Commonwealth v. Aiello

Opinion by

Mr. Justice Mitchell,

There is nothing in this record or the assignments of error that would justify the reversal of this judgment. The law was fully and accurately explained in the charge, the evidence contained all the elements of murder of the first degree, and the jury have found the appellant guilty. It is true that the conduct of the deceased had been violent and perhaps dangerous during the morning, and had the killing been done then there would have been sufficient evidence to justify.the jury in find*605ing a lower degree of homicide. But all this was past. Time, variously stated at from one to two hours, had elapsed during which the appellant had eaten his dinner, gone to a neighbor’s house where there was music, and then returned home. What he there heard of the deceased’s actions while he was away, was not sufficient to justify an attack by the appellant upon him. The provocation which will operate to reduce the grade of killing must be immediate, and the killing done before time to cool. In view of the lapse of time and the affirmative testimony of the appellant himself, not only of time to cool, but of the actual diversion of thought by intervening matters, it would have been error for the judge to have submitted the events of the morning to the jury as evidence from which they might find the killing to be less than murder of the first degree. He did submit them fully and carefully on the question of self defense, and the appellant’s reason to apprehend serious danger to himself when he struck the fatal blows. That was the only point on which they were relevant.

In regard to premeditation, while the law was correctly laid down by Justice Agnew in the case relied on by appellant, Com. v. Drum, 58 Pa. 9, that it is incumbent on the commonwealth, when claiming anything higher than second degree, “ to satisfy the jury of those facts and circumstances which indicate the deliberate intention to kill, and the cool depravity of heart and conscious purpose which constitute the crime of murder of the first degree,” yet it is also said in the same case, “ if sufficient time be afforded to enable the mind fully to frame the design to kill, and to select the instrument, or frame the plan to carry this design into execution, it is premeditated.

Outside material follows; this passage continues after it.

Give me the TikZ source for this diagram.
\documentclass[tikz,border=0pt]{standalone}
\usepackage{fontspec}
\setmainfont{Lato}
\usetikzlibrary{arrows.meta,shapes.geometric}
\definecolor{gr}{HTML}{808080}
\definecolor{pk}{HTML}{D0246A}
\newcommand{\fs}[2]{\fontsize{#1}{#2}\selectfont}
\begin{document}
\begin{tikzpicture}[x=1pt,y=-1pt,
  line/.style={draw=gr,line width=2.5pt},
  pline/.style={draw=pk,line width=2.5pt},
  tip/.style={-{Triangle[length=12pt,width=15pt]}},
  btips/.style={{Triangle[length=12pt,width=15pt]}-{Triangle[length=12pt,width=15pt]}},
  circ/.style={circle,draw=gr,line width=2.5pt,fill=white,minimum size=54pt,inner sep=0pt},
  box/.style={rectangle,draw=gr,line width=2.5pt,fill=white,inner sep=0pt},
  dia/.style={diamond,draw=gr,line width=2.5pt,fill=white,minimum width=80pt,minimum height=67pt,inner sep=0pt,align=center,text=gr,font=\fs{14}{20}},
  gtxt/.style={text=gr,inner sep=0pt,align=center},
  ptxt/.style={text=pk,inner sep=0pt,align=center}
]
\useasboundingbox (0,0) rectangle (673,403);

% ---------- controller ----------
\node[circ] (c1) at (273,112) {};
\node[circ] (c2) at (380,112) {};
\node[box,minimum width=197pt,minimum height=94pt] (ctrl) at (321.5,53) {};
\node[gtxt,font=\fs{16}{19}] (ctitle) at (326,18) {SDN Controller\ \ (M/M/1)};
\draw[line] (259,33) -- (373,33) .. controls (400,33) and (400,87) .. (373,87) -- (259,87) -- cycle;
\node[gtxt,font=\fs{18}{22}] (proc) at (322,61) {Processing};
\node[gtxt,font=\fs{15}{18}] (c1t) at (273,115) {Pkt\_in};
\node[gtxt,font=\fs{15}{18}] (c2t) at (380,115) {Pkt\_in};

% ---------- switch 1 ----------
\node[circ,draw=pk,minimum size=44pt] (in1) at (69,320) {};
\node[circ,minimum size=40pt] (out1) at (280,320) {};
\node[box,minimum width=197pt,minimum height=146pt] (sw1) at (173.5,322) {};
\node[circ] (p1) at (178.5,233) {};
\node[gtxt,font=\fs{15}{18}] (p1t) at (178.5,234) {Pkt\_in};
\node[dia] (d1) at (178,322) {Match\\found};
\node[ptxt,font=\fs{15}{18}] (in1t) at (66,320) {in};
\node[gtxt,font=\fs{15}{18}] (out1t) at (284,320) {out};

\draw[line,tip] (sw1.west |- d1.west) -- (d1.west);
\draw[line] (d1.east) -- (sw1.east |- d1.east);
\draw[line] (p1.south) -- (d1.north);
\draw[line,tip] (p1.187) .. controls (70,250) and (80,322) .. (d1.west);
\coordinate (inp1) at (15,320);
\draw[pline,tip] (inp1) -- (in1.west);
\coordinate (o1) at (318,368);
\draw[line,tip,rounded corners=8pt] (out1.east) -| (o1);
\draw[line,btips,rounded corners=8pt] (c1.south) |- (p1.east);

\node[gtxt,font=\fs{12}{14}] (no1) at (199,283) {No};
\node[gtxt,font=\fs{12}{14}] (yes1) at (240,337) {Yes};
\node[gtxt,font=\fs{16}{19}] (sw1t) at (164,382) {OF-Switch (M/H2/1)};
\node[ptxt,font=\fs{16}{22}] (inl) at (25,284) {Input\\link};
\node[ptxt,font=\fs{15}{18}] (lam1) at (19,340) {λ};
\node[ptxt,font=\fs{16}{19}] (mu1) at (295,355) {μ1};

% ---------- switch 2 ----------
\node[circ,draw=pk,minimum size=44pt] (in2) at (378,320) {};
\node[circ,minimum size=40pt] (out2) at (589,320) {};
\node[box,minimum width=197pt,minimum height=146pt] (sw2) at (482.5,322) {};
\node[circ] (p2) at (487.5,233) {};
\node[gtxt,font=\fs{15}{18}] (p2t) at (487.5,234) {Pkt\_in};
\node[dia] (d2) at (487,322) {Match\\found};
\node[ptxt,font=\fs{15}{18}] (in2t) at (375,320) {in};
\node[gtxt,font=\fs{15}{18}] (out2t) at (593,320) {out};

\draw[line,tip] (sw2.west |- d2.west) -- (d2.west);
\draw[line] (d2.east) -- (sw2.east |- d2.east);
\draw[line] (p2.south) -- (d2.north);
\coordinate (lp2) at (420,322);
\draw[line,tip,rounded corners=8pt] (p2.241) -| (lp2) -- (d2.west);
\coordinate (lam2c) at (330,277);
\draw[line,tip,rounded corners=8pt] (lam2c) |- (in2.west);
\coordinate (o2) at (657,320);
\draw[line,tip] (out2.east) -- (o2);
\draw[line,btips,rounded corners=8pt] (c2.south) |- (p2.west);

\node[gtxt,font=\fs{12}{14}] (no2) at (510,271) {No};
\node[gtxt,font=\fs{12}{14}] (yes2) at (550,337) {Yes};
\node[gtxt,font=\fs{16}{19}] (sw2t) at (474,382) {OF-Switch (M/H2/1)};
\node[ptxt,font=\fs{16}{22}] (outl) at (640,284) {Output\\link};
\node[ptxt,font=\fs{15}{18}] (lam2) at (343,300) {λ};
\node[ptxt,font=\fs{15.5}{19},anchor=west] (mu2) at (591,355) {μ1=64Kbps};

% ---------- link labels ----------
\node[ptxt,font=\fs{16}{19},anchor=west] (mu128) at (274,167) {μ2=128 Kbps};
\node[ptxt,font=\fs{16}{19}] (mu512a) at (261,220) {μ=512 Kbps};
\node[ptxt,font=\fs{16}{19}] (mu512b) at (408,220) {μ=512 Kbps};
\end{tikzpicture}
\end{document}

The law fixes upon no length of time as necessary to form the intention to kill, but leaves the existence of a fully formed intent as a fact to be determined by the jury from all the facts and circumstances in the evidence.” As already said the evidence in the present case was enough to justify the jury in finding all the elements of murder of the first degree.

The fact that appellant during the morning had acted as a friend of the deceased and tried to prevent his being hurt in his quarrels with others, was a circumstance to disprove malice and was submitted to the jury with the other evidence, but it was not a rebuttal of malice as a matter of law, and it would *606have been error to affirm the appellant’s point to that effect. There was evidence in appellant’s acts and declarations immediately after the killing, in his flight and concealment, etc., to sustain the commonwealth’s theory that although he had been friendly to the deceased at first he afterwards lost patience and determined to “ settle him ” in the way he did. It was through no error of the judge that the jury adopted this view.

Judgment affirmed and record remitted to the court below ' for purposes of execution.